Task to carry out: Quote exactly the lines between the line containing "Write a web" and the line containing "var xTicks = [0, 50, 100, 150, 200, 255];", counting those two lines as part of the range. Leave the rest out.

Given information:
··········

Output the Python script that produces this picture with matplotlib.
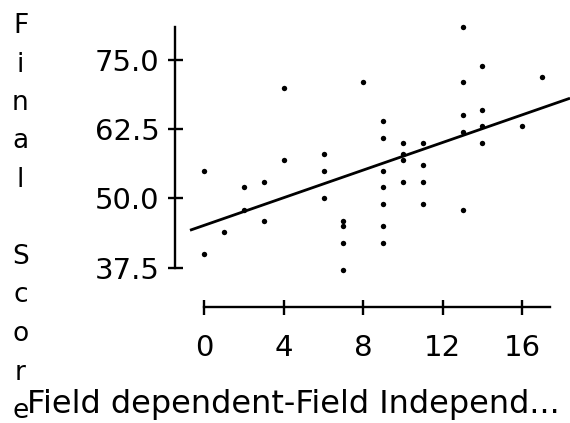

··········

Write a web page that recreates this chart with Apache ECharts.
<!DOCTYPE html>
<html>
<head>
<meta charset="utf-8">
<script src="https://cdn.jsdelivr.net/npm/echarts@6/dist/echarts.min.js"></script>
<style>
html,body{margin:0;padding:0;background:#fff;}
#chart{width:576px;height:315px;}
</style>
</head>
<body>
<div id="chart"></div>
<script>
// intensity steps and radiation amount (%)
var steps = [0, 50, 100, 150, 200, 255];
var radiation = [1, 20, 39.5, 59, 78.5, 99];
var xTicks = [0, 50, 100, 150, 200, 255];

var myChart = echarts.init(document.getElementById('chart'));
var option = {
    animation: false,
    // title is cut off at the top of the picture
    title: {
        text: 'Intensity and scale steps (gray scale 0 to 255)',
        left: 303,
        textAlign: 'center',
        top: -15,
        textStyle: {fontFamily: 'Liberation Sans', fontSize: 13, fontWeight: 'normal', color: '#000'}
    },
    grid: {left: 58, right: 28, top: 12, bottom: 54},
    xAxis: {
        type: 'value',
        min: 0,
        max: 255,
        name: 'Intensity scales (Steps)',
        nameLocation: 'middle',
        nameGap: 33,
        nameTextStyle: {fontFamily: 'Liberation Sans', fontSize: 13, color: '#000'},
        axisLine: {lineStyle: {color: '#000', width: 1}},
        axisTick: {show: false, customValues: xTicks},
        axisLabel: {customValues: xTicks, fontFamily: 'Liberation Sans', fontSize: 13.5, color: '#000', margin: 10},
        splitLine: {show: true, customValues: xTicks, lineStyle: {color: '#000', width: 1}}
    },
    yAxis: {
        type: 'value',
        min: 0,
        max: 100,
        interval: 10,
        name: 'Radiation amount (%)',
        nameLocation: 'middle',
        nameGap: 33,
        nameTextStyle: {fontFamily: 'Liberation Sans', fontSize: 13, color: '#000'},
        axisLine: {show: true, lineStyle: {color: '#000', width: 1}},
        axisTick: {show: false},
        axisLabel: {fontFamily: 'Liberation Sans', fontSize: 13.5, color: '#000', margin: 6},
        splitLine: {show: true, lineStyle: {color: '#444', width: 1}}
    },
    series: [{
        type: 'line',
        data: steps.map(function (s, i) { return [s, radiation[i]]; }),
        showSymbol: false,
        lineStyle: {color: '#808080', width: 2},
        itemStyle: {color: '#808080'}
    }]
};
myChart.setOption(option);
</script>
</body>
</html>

··········

Task result:
Write a web page that recreates this chart with Apache ECharts.
<!DOCTYPE html>
<html>
<head>
<meta charset="utf-8">
<script src="https://cdn.jsdelivr.net/npm/echarts@6/dist/echarts.min.js"></script>
<style>
html,body{margin:0;padding:0;background:#fff;}
#chart{width:576px;height:315px;}
</style>
</head>
<body>
<div id="chart"></div>
<script>
// intensity steps and radiation amount (%)
var steps = [0, 50, 100, 150, 200, 255];
var radiation = [1, 20, 39.5, 59, 78.5, 99];
var xTicks = [0, 50, 100, 150, 200, 255];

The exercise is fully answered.